A Happy 90th to Lee Lorenz (belated)

Belatedly we welcome cartoonist Lee Lorenz to our Senior Strippers club.

Michael Maslin notified us (for some reason our notebook says born in 1933):

Lee Lorenz  Born October 17, 1932, Hackensack, NJ. Lorenz was the art editor of The New Yorker from 1973 to 1993 and its cartoon editor until 1997. During his tenure, a new wave of New Yorker cartoonists began appearing in the magazine — cartoonists who no longer depended on idea men.

 

Famously a New Yorker cartoonist Lee sold across the board:

LORENZ: I started making the rounds at little magazines. I had a book with a list of cartoon markets. I began selling long before I had a sense of personal style. Gag ideas turned out to be very easy for me. After a few years, everybody in the business said, “If you want to make money you have to go to The New Yorker.” So I began submitting there.

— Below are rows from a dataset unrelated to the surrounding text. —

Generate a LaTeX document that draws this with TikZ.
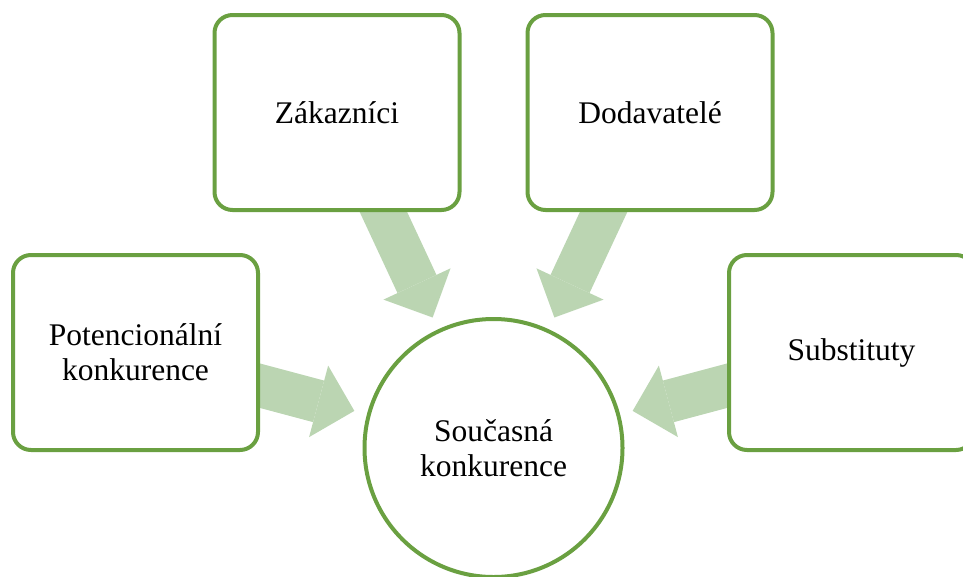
\documentclass[tikz,border=0pt]{standalone}
\usepackage{fontspec}
\setmainfont{Liberation Serif}
\usetikzlibrary{arrows.meta, backgrounds}

\definecolor{leafgreen}{RGB}{106,160,65}
\definecolor{palegreen}{RGB}{187,213,178}

\begin{document}
\begin{tikzpicture}[x=1pt, y=-1pt,
        box/.style={draw=leafgreen, line width=4pt, rounded corners=18pt, fill=white,
            minimum width=245pt, minimum height=195pt, align=center,
            font=\fontsize{31.5}{35}\selectfont},
        hub/.style={circle, draw=leafgreen, line width=4pt, fill=white,
            minimum size=258pt, inner sep=0pt, align=center,
            font=\fontsize{31.5}{35}\selectfont},
        push/.style={draw=palegreen, line width=43pt,
            -{Triangle[width=74pt, length=37pt, line width=0pt, fill=palegreen]},
            shorten >=13pt}]
        \useasboundingbox (0,0) rectangle (963,576);

        \node[hub] (cur) at (493.5,448) {Současná\\konkurence}; % centre
        \node[box] (zak) at (337,112.5) {Zákazníci};
        \node[box] (dod) at (650,112.5) {Dodavatelé};
        \node[box] (pot) at (135.5,352.5) {Potencionální\\konkurence};
        \node[box] (sub) at (851.5,352.5) {Substituty};

        % Block arrows towards the centre, behind the boxes
        \begin{scope}[on background layer]
            \foreach \src in {zak, dod, pot, sub} {
                \draw[push] (\src.center) -- (cur);
            }
        \end{scope}
\end{tikzpicture}
\end{document}
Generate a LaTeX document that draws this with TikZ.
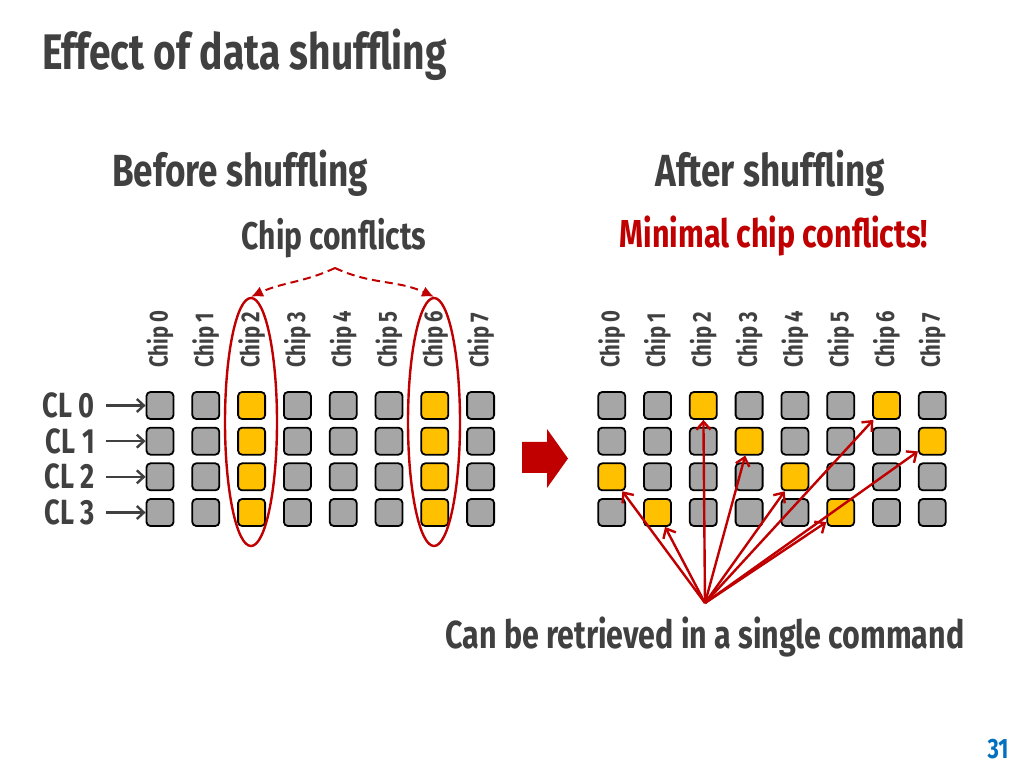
\documentclass[tikz,border=0pt]{standalone}
\usepackage{fontspec}
\setmainfont{Fira Sans}[FakeStretch=0.78]
\usetikzlibrary{shapes.geometric,arrows.meta}
\definecolor{textgray}{HTML}{404040}
\definecolor{darkred}{HTML}{C00000}
\definecolor{cellgray}{HTML}{A6A6A6}
\definecolor{cellyellow}{HTML}{FFC000}
\definecolor{slideblue}{HTML}{0070C0}

\begin{document}
\begin{tikzpicture}[
    x=1pt, y=1pt,
    heading/.style={text=textgray, anchor=base, inner sep=0pt, font=\bfseries\fontsize{45}{50}\selectfont},
    chiplabel/.style={text=textgray, rotate=90, anchor=west, inner sep=0pt, font=\bfseries\fontsize{26}{30}\selectfont},
    chipcell/.style={draw=black, line width=1.8pt, rounded corners=4pt, minimum size=27pt, inner sep=0pt},
    cllabel/.style={text=textgray, anchor=east, inner sep=0pt, font=\bfseries\fontsize{35}{40}\selectfont},
    clarr/.style={-{Straight Barb[length=7pt,width=13pt]}, line width=2.4pt, textgray},
    conflict/.style={ellipse, draw=darkred, line width=2.4pt, minimum width=52pt, minimum height=248pt, inner sep=0pt},
    dasharr/.style={-{Latex[length=12pt,width=11pt]}, dash pattern=on 8pt off 5pt, line width=2pt, darkred},
    fetch/.style={-{Straight Barb[length=8pt,width=14pt]}, line width=2.4pt, darkred}
]
    \useasboundingbox (0,0) rectangle (1024,768);

    % Titles
    \node[text=textgray, anchor=base west, inner sep=0pt, font=\bfseries\fontsize{50}{60}\selectfont] (title) at (42,698) {Effect of data shuffling};
    \node[heading] (before) at (240,581) {Before shuffling};
    \node[heading] (after) at (770,581) {After shuffling};
    \node[heading, font=\bfseries\fontsize{38.5}{46}\selectfont] (conflicts) at (334,518) {Chip conflicts};
    \node[heading, text=darkred, font=\bfseries\fontsize{39}{46}\selectfont] (minimal) at (774,520) {Minimal chip conflicts!};

    % Chip grids (left: before, right: after)
    \foreach \c in {0,...,7} {
        \node[chiplabel] (lchip\c) at ({160+45.8*\c},400) {Chip \c};
        \node[chiplabel] (rchip\c) at ({611.7+45.8*\c},400) {Chip \c};
    }
    \foreach \r in {0,...,3} {
        \foreach \c in {0,...,7} {
            \pgfmathtruncatemacro{\lhot}{mod(\c,4)==2 ? 1 : 0}
            \pgfmathtruncatemacro{\rhot}{mod(\c,4)==mod(\r+2,4) ? 1 : 0}
            \ifnum\lhot=1 \def\lfill{cellyellow}\else\def\lfill{cellgray}\fi
            \ifnum\rhot=1 \def\rfill{cellyellow}\else\def\rfill{cellgray}\fi
            \node[chipcell, fill=\lfill] (L-\r-\c) at ({160+45.8*\c},{362.5-35.67*\r}) {};
            \node[chipcell, fill=\rfill] (R-\r-\c) at ({611.7+45.8*\c},{362.5-35.67*\r}) {};
        }
    }

    % Cache line labels
    \foreach \r in {0,...,3} {
        \node[cllabel] (cl\r) at (95,{362.5-35.67*\r}) {CL \r};
        \draw[clarr, shorten <=11pt] (cl\r.east) -- (L-\r-0.west);
    }

    % Conflicting chips
    \node[conflict] (conf2) at (251,346) {};
    \node[conflict] (conf6) at (434,346) {};
    \coordinate (peak) at (335,500);
    \draw[dasharr] (peak) to[out=205, in=25] (conf2.north);
    \draw[dasharr] (peak) to[out=335, in=155] (conf6.north);

    % Shuffle arrow
    \fill[darkred] (522,295) -- (547,295) -- (547,280) -- (568,309.5) -- (547,339) -- (547,326) -- (522,326) -- cycle;

    % Single command
    \coordinate (src) at (705,165);
    \foreach \t in {R-2-0,R-3-1,R-0-2,R-1-3,R-2-4,R-3-5,R-0-6,R-1-7}
        \draw[fetch] (src) -- (\t);
    \node[heading, font=\bfseries\fontsize{39}{44}\selectfont] (single) at (705,120) {Can be retrieved in a single command};

    % Page number
    \node[text=slideblue, anchor=base, inner sep=0pt, font=\bfseries\fontsize{28}{32}\selectfont] (page) at (998,10) {31};
\end{tikzpicture}
\end{document}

GEHR: What other magazines were you selling to?

LORENZ: I was selling to all of them: Post, Look, True, Argosy, Playboy, and all the Playboy imitators. Then there were magazines like 1000 Jokes, where you’d go at the end of the day with whatever you hadn’t sold. The editor was a sympathetic comic-strip artist named Bill Yates, and I’d always sell five or six drawings there for $20 apiece. I was able to make a living out of this early on and did quite well.

Inevitably the cream rises.


If you don’t have any Lorenz book collections on your shelf you can enjoy (and buy) Lee cartoons at The Condé Nast Store, at CartoonStock, at AllPosters, and at artnet.

 

Happy Birthday Lee! And welcome to the club.